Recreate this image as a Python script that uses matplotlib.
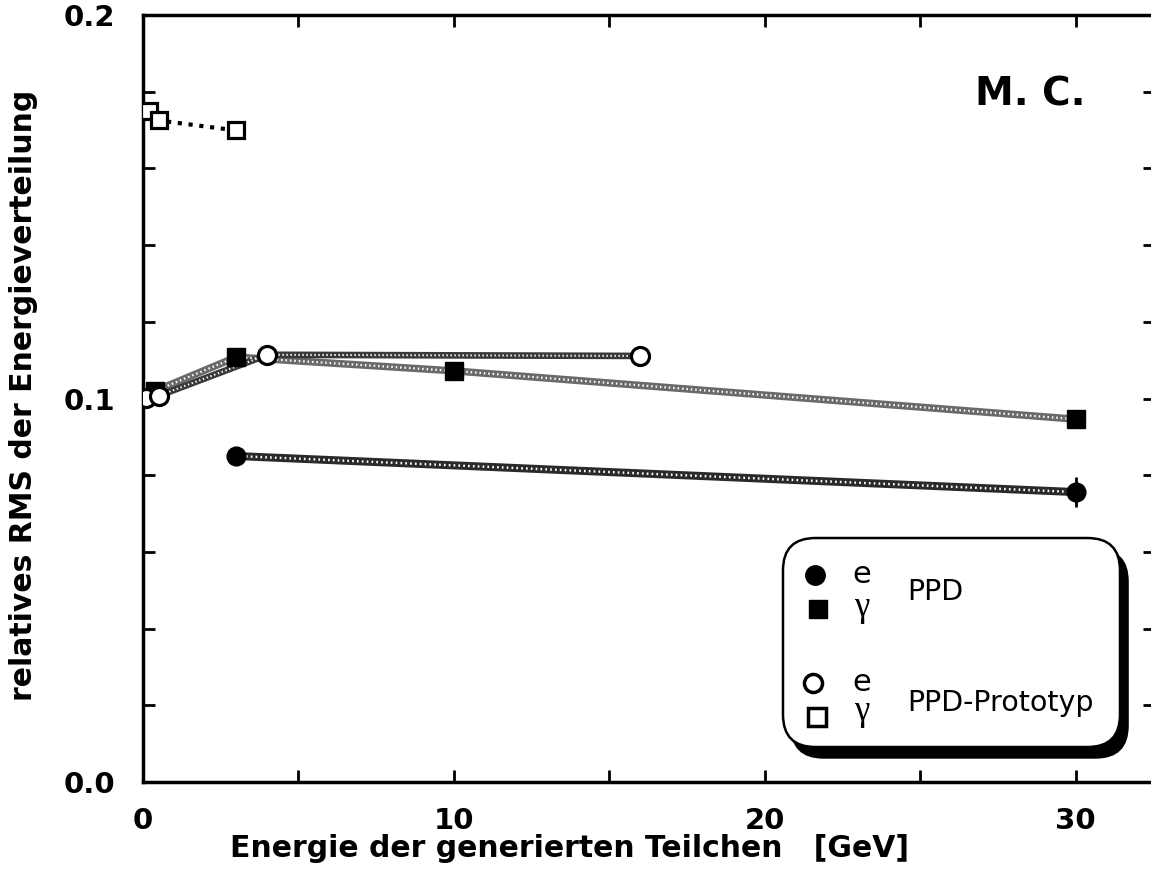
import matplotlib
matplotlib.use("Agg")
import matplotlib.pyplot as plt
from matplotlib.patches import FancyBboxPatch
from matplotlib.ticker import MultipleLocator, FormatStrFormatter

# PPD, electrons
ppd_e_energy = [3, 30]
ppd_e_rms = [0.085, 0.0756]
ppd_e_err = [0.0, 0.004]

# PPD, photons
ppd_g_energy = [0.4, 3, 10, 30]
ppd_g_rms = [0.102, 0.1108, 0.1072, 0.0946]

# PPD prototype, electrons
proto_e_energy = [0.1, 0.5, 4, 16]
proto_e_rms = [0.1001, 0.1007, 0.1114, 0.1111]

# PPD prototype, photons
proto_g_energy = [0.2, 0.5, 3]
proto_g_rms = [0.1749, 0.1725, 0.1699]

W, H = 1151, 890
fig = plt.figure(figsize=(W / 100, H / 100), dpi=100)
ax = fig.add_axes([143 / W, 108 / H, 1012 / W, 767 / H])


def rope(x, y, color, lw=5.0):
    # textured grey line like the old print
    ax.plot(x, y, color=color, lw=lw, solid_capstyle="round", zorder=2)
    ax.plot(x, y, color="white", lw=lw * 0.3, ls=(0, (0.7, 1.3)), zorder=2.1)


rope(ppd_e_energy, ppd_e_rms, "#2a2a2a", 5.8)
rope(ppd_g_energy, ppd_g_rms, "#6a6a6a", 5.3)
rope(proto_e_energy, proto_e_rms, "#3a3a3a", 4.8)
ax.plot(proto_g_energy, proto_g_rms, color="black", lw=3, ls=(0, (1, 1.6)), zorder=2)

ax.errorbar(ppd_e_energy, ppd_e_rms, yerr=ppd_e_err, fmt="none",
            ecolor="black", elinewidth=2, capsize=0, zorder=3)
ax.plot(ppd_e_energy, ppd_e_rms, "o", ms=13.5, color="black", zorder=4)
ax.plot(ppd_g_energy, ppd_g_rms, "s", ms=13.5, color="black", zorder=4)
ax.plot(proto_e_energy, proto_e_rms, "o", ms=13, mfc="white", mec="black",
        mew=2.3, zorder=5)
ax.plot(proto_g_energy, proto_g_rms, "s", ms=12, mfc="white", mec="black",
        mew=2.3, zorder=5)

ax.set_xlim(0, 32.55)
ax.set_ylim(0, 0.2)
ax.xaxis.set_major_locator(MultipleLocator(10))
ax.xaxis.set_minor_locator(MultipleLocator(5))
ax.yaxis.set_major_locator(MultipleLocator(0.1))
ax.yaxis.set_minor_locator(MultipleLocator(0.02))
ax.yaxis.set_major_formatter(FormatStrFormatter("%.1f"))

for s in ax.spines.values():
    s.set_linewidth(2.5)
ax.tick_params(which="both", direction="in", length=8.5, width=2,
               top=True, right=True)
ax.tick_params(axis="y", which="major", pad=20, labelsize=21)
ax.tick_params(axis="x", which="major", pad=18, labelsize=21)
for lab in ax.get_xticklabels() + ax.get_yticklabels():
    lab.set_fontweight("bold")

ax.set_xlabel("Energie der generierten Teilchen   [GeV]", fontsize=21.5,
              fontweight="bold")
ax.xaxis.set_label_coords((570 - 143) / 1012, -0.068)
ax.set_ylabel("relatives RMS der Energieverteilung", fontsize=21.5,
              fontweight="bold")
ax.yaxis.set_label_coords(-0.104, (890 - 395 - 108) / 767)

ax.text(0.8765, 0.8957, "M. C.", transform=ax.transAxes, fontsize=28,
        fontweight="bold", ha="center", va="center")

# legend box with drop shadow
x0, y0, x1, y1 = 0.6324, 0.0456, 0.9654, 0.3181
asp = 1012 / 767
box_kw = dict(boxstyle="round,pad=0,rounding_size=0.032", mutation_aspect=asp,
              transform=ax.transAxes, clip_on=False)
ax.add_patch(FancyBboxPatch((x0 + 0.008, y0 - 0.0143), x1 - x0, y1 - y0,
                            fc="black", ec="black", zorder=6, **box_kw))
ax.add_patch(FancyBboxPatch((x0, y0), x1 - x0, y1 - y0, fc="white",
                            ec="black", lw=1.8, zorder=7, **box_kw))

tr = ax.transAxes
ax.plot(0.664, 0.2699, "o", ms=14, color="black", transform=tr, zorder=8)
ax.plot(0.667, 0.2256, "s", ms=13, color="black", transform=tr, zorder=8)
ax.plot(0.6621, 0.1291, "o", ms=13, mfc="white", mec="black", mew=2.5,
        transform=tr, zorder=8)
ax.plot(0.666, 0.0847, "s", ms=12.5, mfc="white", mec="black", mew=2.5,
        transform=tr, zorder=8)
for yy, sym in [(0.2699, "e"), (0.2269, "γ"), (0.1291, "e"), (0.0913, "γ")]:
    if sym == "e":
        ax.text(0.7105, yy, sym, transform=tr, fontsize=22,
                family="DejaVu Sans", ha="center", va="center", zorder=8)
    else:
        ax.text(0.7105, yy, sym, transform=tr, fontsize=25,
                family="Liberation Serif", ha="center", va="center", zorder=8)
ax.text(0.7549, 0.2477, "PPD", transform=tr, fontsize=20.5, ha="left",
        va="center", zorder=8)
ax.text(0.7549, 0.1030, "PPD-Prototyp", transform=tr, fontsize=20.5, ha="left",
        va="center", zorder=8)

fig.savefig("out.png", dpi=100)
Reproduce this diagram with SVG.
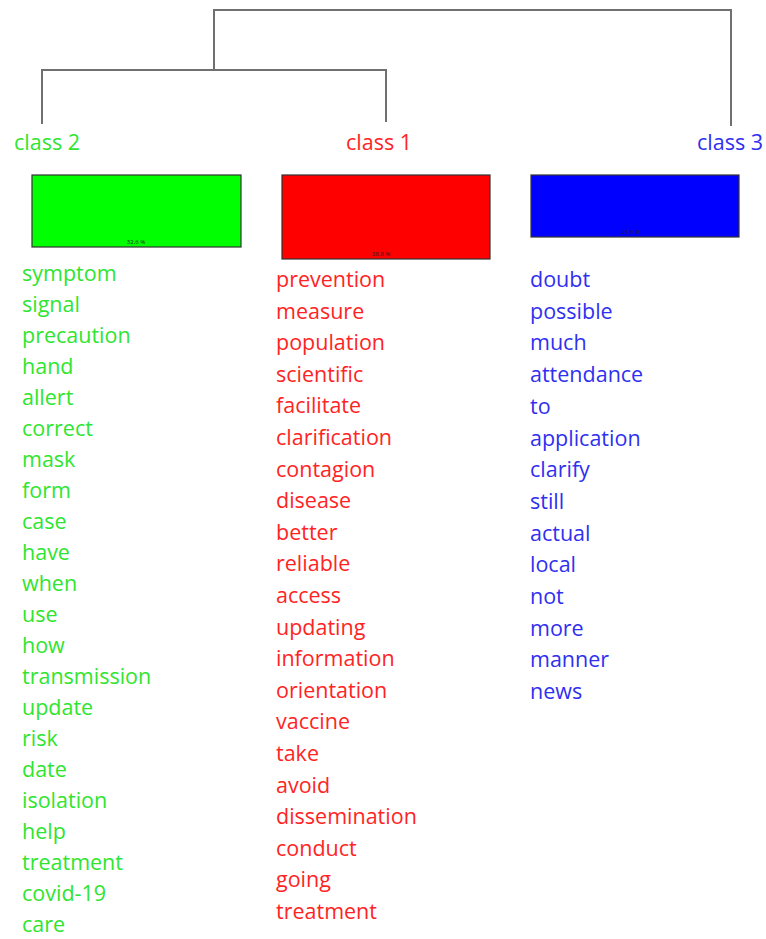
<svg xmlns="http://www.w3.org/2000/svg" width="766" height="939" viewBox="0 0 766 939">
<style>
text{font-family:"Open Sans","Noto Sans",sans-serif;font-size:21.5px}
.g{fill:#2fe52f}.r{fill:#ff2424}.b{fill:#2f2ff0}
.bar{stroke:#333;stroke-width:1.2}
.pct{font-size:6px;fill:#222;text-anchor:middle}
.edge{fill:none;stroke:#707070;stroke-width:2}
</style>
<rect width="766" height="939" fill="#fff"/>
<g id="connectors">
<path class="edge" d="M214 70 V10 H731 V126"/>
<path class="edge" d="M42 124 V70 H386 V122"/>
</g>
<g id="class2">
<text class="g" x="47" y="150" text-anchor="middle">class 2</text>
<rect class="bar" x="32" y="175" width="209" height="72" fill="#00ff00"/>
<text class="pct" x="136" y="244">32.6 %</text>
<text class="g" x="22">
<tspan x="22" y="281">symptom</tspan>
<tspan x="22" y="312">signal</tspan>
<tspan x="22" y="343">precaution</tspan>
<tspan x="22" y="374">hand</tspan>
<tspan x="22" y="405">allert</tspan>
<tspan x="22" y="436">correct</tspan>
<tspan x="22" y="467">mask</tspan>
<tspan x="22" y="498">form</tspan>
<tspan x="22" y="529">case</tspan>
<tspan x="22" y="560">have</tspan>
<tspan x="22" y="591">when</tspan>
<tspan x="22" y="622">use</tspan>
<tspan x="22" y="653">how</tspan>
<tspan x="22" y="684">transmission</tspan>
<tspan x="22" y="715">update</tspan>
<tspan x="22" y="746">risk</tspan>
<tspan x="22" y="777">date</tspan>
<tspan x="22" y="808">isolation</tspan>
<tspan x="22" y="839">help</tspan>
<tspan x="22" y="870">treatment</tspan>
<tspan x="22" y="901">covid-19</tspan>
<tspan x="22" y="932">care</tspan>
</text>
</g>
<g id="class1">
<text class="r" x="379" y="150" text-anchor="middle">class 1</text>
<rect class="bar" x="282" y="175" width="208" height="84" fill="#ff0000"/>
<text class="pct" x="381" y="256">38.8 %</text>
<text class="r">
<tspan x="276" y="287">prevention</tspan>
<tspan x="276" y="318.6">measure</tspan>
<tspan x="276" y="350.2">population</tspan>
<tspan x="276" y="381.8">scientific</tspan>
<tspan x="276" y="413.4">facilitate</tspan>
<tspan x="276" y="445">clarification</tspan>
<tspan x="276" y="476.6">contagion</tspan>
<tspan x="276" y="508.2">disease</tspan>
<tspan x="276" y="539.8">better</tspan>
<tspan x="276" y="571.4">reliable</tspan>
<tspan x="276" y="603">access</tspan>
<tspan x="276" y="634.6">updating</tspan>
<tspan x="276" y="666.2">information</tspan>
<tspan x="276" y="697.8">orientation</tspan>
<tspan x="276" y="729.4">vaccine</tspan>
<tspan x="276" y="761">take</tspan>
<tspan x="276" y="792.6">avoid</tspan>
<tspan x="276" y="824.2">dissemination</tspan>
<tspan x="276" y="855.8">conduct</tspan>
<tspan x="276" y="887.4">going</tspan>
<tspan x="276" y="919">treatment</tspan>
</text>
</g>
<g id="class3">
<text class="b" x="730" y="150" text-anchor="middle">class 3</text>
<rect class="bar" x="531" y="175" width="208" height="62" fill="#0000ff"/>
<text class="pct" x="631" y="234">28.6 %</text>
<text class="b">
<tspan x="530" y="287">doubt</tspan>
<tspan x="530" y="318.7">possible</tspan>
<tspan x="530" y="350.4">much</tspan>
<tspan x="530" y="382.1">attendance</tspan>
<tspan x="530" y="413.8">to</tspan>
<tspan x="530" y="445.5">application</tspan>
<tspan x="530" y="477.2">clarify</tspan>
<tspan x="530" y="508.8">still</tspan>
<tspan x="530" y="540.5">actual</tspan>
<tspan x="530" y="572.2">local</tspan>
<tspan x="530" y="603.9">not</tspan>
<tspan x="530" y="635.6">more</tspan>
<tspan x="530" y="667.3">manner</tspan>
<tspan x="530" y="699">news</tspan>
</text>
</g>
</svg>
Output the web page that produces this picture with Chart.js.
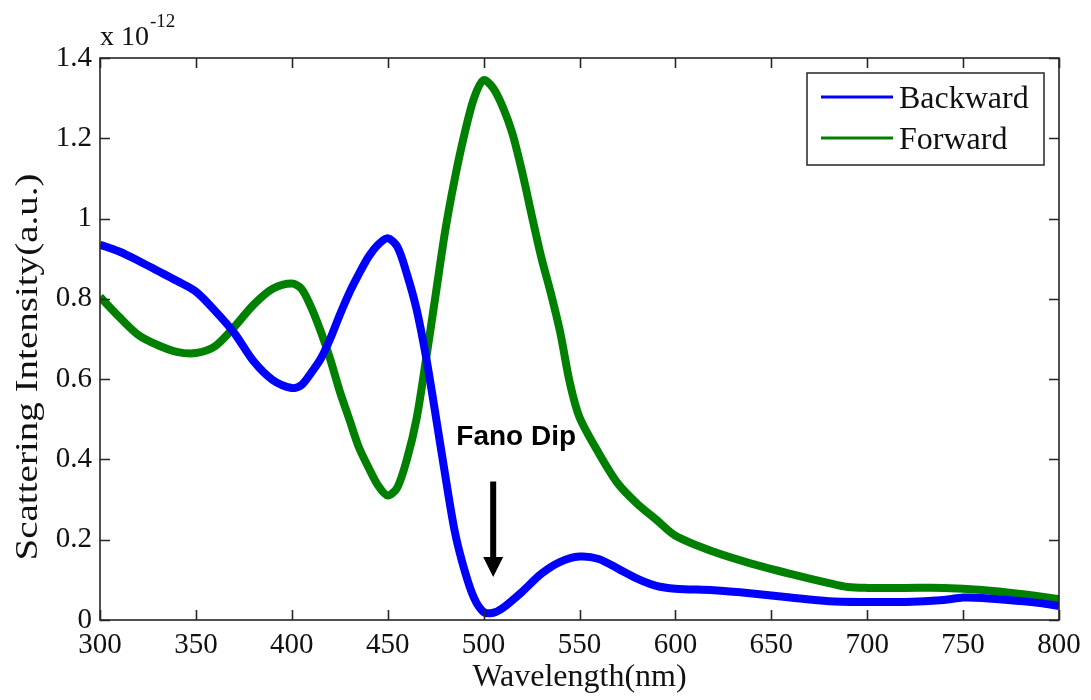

### Direction
Begin at the first line of the data above and repeat each line exactly, stopping after the line containing "ax = fig.add_axes([143". Omit the pictures.

### Result for this task
Recreate this image as a Python script that uses matplotlib.
import matplotlib
matplotlib.use("Agg")
import matplotlib.pyplot as plt
from matplotlib.patches import FancyBboxPatch
from matplotlib.ticker import MultipleLocator, FormatStrFormatter

# PPD, electrons
ppd_e_energy = [3, 30]
ppd_e_rms = [0.085, 0.0756]
ppd_e_err = [0.0, 0.004]

# PPD, photons
ppd_g_energy = [0.4, 3, 10, 30]
ppd_g_rms = [0.102, 0.1108, 0.1072, 0.0946]

# PPD prototype, electrons
proto_e_energy = [0.1, 0.5, 4, 16]
proto_e_rms = [0.1001, 0.1007, 0.1114, 0.1111]

# PPD prototype, photons
proto_g_energy = [0.2, 0.5, 3]
proto_g_rms = [0.1749, 0.1725, 0.1699]

W, H = 1151, 890
fig = plt.figure(figsize=(W / 100, H / 100), dpi=100)
ax = fig.add_axes([143 / W, 108 / H, 1012 / W, 767 / H])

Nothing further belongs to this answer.